Alongside the already iconic Superbowl and Conical Thrill slide experiences, two new state-of-the-art $3.2 million hydroslides have opened – Violet Vortex and Waiau Winder.


Wainuiomata Summer Pool, Lower Hutt

An 80-metre open-air water slide through native bush is a highlight of this hidden gem of a complex in Lower Hutt.

Set amid rose gardens and shrubs surrounded by bush, it features a 50-metre pool with lanes dedicated to lane swimming and aqua jogging at certain periods, a “splash zone” for kids and teens with an “aquarun”, hydroslide and aqua toys, plus a spa pool.


Swimming holes

Arethusa Pool, Mou Waho, Wānaka

About a 45-minute boat ride from Wānaka, predator-free Mou Waho island has a famous lake within a lake.

While a long way from tropical, the lake is much shallower than Lake Wānaka so typically warmer – although a wetsuit might come in handy if you plan on wallowing for a while.

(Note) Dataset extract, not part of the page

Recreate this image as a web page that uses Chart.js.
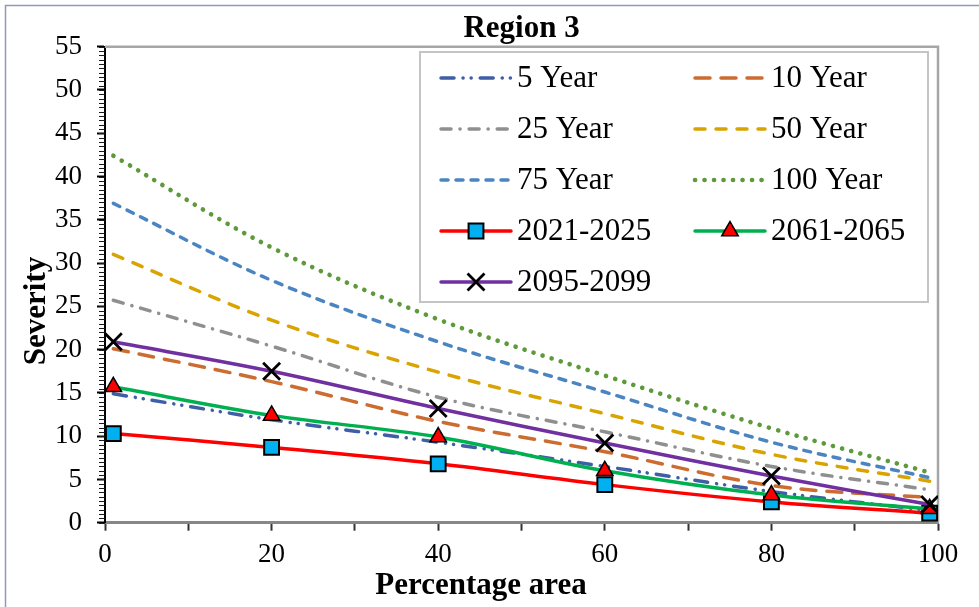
<!DOCTYPE html>
<html>
<head>
<meta charset="utf-8">
<title>Region 3</title>
<script src="https://cdn.jsdelivr.net/npm/chart.js@4.4.1/dist/chart.umd.min.js"></script>
<style>
  html, body { margin: 0; padding: 0; background: #fff; }
  canvas { display: block; }
</style>
</head>
<body>
<canvas id="severityChart" width="979" height="607"></canvas>
<script>
// percentage of area (x) and severity per return period / projection window
const percentArea = [1, 20, 40, 60, 80, 99];

const year5   = [14.9, 11.9, 9.3, 6.5, 3.6, 1.4];
const year10  = [20.1, 16.3, 11.7, 8.2, 4.3, 2.9];
const year25  = [25.7, 20.4, 14.5, 10.5, 6.5, 3.8];
const year50  = [31.0, 23.4, 17.4, 12.6, 7.9, 4.8];
const year75  = [36.9, 28.0, 20.9, 15.1, 9.3, 5.2];
const year100 = [42.4, 31.8, 23.5, 17.0, 10.9, 5.8];

const p2021 = [10.3, 8.7, 6.8, 4.4, 2.4, 1.1];
const p2061 = [15.7, 12.4, 9.9, 6.0, 3.2, 1.6];
const p2095 = [20.9, 17.5, 13.2, 9.2, 5.4, 2.1];

const xLabelTicks = [0, 20, 40, 60, 80, 100];
const yMax = 55;
const yMinorStep = 0.5;

const serif = '"Liberation Serif", "Times New Roman", serif';

const toPoints = vals => vals.map((v, i) => ({ x: percentArea[i], y: v }));

function dashed(label, vals, color, dash, width) {
  return {
    label, data: toPoints(vals),
    borderColor: color, borderWidth: width || 3.5,
    borderDash: dash, borderCapStyle: 'round',
    pointRadius: 0, tension: 0.35, fill: false
  };
}

function marked(label, vals, color, style, radius, fillColor, borderW) {
  return {
    label, data: toPoints(vals),
    borderColor: color, borderWidth: 3.5, borderCapStyle: 'round',
    pointStyle: style, pointRadius: radius,
    pointBackgroundColor: fillColor, pointBorderColor: '#000',
    pointBorderWidth: borderW, tension: 0.35, fill: false
  };
}

const datasets = [
  dashed('5 Year', year5, '#3E5EA6', [13, 9, 0.1, 8, 0.1, 9]),
  dashed('10 Year', year10, '#CC6C30', [15, 11]),
  dashed('25 Year', year25, '#8F8F8F', [10, 9, 0.1, 9]),
  dashed('50 Year', year50, '#D9A300', [10, 11]),
  dashed('75 Year', year75, '#4A85C2', [7, 8]),
  dashed('100 Year', year100, '#5E9A3C', [0.1, 9.4], 4.6),
  marked('2021-2025', p2021, '#FF0000', 'rect', 10.5, '#00B0F0', 2),
  marked('2061-2065', p2061, '#00B050', 'triangle', 9.5, '#FF0000', 1.5),
  marked('2095-2099', p2095, '#7030A0', 'crossRot', 12, '#000', 2.8)
];
// later series sit on top
datasets.forEach((ds, i) => { ds.order = datasets.length - i; });

const pageFrame = {
  id: 'pageFrame',
  beforeDraw(chart) {
    const ctx = chart.ctx;
    ctx.save();
    ctx.fillStyle = '#fff';
    ctx.fillRect(0, 0, chart.width, chart.height);
    ctx.strokeStyle = '#8C9DB5';
    ctx.lineWidth = 1.5;
    ctx.strokeRect(5.5, 5.5, chart.width + 20, chart.height + 20);
    ctx.restore();
  },
  beforeDatasetsDraw(chart) {
    const { ctx, chartArea: a } = chart;
    ctx.save();
    ctx.strokeStyle = '#A6A6A6';
    ctx.lineWidth = 2.5;
    ctx.beginPath();
    ctx.moveTo(a.left, a.top);
    ctx.lineTo(a.right, a.top);
    ctx.lineTo(a.right, a.bottom);
    ctx.stroke();
    ctx.restore();
  }
};

// short minor tick marks on the severity axis
const minorTicks = {
  id: 'minorTicks',
  afterDraw(chart) {
    const ctx = chart.ctx;
    const ys = chart.scales.y;
    const x = Math.round(chart.chartArea.left);
    ctx.save();
    ctx.strokeStyle = '#1a1a1a';
    ctx.lineWidth = 1;
    ctx.beginPath();
    for (let v = 0; v <= yMax + 1e-6; v += yMinorStep) {
      const py = Math.round(ys.getPixelForValue(v)) + 0.5;
      ctx.moveTo(x - 6, py);
      ctx.lineTo(x, py);
    }
    ctx.stroke();
    ctx.restore();
  }
};

const legendBox = {
  id: 'legendBox',
  afterDatasetsDraw(chart) {
    const ctx = chart.ctx;
    const left = 420, top = 52, right = 928, bottom = 302;
    ctx.save();
    ctx.fillStyle = '#fff';
    ctx.fillRect(left, top, right - left, bottom - top);
    ctx.strokeStyle = '#C4C4C4';
    ctx.lineWidth = 2;
    ctx.strokeRect(left, top, right - left, bottom - top);

    chart.data.datasets.forEach((ds, i) => {
      const col = i % 2, row = Math.floor(i / 2);
      const x0 = col ? 695 : 441, x1 = x0 + 70, y = 78 + row * 51;
      ctx.setLineDash(ds.borderDash || []);
      ctx.lineCap = ds.borderCapStyle || 'butt';
      ctx.lineWidth = ds.borderWidth;
      ctx.strokeStyle = ds.borderColor;
      ctx.beginPath();
      ctx.moveTo(x0, y);
      ctx.lineTo(x1, y);
      ctx.stroke();
      ctx.setLineDash([]);
      if (ds.pointRadius > 0) {
        ctx.lineCap = 'butt';
        ctx.fillStyle = ds.pointBackgroundColor;
        ctx.strokeStyle = ds.pointBorderColor;
        ctx.lineWidth = ds.pointBorderWidth;
        Chart.helpers.drawPoint(ctx, {
          pointStyle: ds.pointStyle, radius: ds.pointRadius,
          borderWidth: ds.pointBorderWidth, rotation: 0
        }, (x0 + x1) / 2, y);
      }
      ctx.fillStyle = '#000';
      ctx.font = '31px ' + serif;
      ctx.textAlign = 'left';
      ctx.textBaseline = 'middle';
      ctx.fillText(ds.label, x0 + 76, y + 1);
    });
    ctx.restore();
  }
};

// chart title and axis titles, placed the way the original layout has them
const chartTexts = {
  id: 'chartTexts',
  afterDraw(chart) {
    const ctx = chart.ctx;
    const a = chart.chartArea;
    ctx.save();
    ctx.fillStyle = '#000';
    ctx.textAlign = 'center';
    ctx.textBaseline = 'middle';
    ctx.font = 'bold 31px ' + serif;
    ctx.fillText('Region 3', (a.left + a.right) / 2, 29);
    ctx.fillText('Percentage area', 481, 586);
    ctx.translate(37, 311);
    ctx.rotate(-Math.PI / 2);
    ctx.fillText('Severity', 0, 0);
    ctx.restore();
  }
};

new Chart(document.getElementById('severityChart'), {
  type: 'line',
  data: { datasets },
  options: {
    responsive: false,
    animation: false,
    events: [],
    layout: { padding: { left: 0, right: 41, top: 46.7, bottom: 0 } },
    plugins: {
      legend: { display: false },
      tooltip: { enabled: false },
      title: { display: false }
    },
    scales: {
      x: {
        type: 'linear', position: 'bottom', min: 0, max: 100,
        afterFit: s => { s.height = 84.3; },
        border: { color: '#878787', width: 3 },
        grid: { drawOnChartArea: false, tickLength: 8, tickColor: '#333', tickWidth: 2 },
        ticks: {
          stepSize: 10, autoSkip: false, maxRotation: 0, padding: 8,
          color: '#000', font: { family: serif, size: 27 },
          callback: v => xLabelTicks.includes(v) ? String(v) : ''
        }
      },
      y: {
        type: 'linear', position: 'left', min: 0, max: yMax,
        afterFit: s => { s.width = 105; },
        border: { color: '#000', width: 2 },
        grid: { drawOnChartArea: false, tickLength: 8, tickColor: '#000', tickWidth: 2 },
        ticks: {
          stepSize: 5, autoSkip: false, padding: 15,
          color: '#000', font: { family: serif, size: 27 }
        }
      }
    }
  },
  plugins: [pageFrame, minorTicks, legendBox, chartTexts]
});
</script>
</body>
</html>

Charlie’s Rock swimming hole, Kerikeri

Kerikeri’s iconic Charlie’s Rock swimming hole has long been a favourite of the locals, but the secret is out.

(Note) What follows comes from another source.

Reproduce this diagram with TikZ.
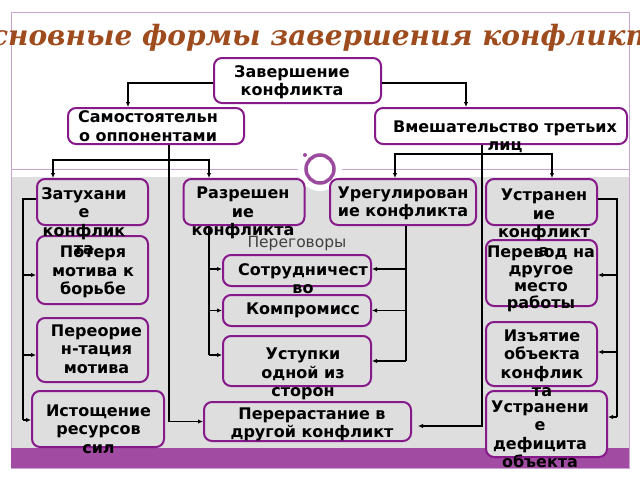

While travellers flock to nearby Rainbow Falls, Charlie’s Rock offers an equally picturesque waterfall and water hole. Tiered rocks form a natural staircase for lowering yourself into the cool water.

Kai Iwi Lakes, Northland

The Kai Iwi Lakes are a little slice of the Pacific Islands right here in New Zealand. Just north of Dargaville and Baylys Beach, the three lakes are surrounded by pure white sand and are perfect for cooling off.

There are shallow areas for little ‘uns, while the typically calm surface is also ideal for kayaking and standup paddleboarding. Fishing for rainbow trout and hiking around the lakes are also popular activities.

Tiny town


This tiny enclave in the southwest corner of the South Island is a great place to cool off, and we mean really cool.

Last year it set the lowest temperature of summer in NZ at -0.4°C on February 24 according to NIWA. That would make a dip in Lake Manapōuri certainly bracing!

Hopefully, it won’t be quite that cold this summer as there are plenty of beaches and hikes to try in the region.